Video Source: Vestiaire Collective

Both fast fashion consumers and manufacturers have a lot of catching up to do when it comes to changing what fast fashion does in the world. It requires indoctrination on the impact of fast fashion and self-study, awareness, and willingness to learn about its effects on the environment. Moreover, consumer behaviours are also a vital key to preventing the fast fashion industry from partaking in the destruction of Earth’s environmental situation through landfills and its carbon footprint. The methodologies mentioned above, such as recycling, reusing, reversing the use of the supply chain, and renting clothing will be one of the achievable consumer behaviours that will help environmental growth in fast fashion.
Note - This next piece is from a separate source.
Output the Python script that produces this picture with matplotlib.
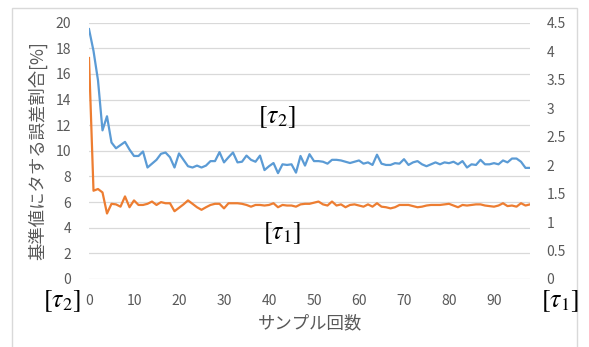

For the fast fashion firms, companies, and industries, procedures and methodologies they should follow are being more honest, informational, and ethical in what they manufacture. They should outline their sustainability practices for the consumers, which will help them decide on where to buy clothes or will make them “think first, buy second.” The causes of environmental hurt because of fast fashion is because of human nature’s lack of empathy, knowledge, and care for the environment and their blindness because of the glitz and glamour that fashion is primarily viewed as. All in all, improvement in the fast fashion sector will have to be done by the same people involved in the rise of fast fashion: the manufacturers and the consumers.